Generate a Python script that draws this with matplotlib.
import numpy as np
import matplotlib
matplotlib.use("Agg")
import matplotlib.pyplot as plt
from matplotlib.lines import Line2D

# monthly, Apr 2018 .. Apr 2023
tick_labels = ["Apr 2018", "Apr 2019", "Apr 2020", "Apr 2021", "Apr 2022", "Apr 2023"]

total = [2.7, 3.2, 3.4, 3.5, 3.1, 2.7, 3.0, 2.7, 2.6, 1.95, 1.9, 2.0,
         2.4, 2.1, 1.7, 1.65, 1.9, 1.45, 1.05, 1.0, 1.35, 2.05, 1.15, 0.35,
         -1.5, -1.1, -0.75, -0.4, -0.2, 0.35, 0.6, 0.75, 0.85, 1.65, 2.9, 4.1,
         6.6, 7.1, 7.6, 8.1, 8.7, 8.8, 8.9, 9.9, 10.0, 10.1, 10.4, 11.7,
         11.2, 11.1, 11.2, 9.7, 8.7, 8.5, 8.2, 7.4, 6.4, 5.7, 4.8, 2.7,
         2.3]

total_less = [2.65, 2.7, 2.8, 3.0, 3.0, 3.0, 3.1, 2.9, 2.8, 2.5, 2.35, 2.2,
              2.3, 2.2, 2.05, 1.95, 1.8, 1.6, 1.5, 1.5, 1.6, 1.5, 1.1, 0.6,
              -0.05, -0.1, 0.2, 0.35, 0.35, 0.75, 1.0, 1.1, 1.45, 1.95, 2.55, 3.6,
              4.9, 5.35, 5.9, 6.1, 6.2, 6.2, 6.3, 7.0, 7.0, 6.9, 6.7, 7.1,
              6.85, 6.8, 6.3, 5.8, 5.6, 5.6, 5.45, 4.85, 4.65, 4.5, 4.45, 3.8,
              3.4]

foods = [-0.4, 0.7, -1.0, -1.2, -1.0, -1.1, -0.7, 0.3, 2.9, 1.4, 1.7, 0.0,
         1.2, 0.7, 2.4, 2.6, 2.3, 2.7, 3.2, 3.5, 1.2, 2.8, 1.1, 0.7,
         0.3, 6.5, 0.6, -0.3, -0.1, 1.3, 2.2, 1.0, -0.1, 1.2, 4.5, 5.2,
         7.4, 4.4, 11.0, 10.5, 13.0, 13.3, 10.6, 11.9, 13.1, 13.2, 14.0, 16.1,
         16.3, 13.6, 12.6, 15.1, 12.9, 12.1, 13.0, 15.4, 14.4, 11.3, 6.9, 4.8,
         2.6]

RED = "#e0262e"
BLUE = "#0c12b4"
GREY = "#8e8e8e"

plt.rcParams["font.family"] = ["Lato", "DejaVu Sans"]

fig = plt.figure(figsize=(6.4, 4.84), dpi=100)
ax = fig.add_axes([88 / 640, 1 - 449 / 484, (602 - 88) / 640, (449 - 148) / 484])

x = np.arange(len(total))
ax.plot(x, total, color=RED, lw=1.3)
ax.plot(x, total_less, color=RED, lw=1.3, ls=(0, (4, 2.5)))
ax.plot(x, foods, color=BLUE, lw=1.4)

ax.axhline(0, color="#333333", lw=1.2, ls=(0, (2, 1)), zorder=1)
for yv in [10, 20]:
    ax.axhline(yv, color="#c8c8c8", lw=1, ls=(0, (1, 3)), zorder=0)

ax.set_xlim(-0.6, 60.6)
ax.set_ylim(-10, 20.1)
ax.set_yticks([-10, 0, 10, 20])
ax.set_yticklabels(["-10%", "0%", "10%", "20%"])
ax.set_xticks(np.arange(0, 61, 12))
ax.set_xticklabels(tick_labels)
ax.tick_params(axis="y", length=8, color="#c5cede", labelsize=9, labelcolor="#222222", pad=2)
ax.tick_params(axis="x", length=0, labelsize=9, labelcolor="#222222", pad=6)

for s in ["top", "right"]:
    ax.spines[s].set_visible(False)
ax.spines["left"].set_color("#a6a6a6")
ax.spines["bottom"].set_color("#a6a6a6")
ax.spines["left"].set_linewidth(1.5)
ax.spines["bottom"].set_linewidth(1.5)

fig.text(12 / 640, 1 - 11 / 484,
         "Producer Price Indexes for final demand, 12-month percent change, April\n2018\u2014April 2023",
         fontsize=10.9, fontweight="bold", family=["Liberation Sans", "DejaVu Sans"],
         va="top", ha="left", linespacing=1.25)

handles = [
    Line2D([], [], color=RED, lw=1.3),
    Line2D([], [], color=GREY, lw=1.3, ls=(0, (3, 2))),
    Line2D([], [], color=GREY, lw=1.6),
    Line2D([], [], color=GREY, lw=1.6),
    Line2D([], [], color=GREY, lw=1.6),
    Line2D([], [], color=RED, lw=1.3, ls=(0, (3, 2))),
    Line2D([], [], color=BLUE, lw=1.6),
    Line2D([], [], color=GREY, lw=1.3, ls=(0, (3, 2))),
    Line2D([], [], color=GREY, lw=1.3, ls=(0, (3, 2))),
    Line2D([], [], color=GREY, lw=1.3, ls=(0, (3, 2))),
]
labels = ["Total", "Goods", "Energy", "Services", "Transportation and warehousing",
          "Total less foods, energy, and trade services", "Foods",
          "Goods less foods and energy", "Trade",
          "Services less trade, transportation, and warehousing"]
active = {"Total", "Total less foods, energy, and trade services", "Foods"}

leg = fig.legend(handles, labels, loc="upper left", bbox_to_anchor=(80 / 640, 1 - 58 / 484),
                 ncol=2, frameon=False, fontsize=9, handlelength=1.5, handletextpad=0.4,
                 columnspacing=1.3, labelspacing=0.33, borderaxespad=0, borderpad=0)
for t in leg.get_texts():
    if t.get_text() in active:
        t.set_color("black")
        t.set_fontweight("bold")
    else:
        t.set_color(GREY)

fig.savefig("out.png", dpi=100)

§

Work to complete: Which lines hold the word "matplotlib"? Show each one.

Written response:
Generate a Python script that draws this with matplotlib.
import matplotlib
matplotlib.use("Agg")
import matplotlib.pyplot as plt
from matplotlib.lines import Line2D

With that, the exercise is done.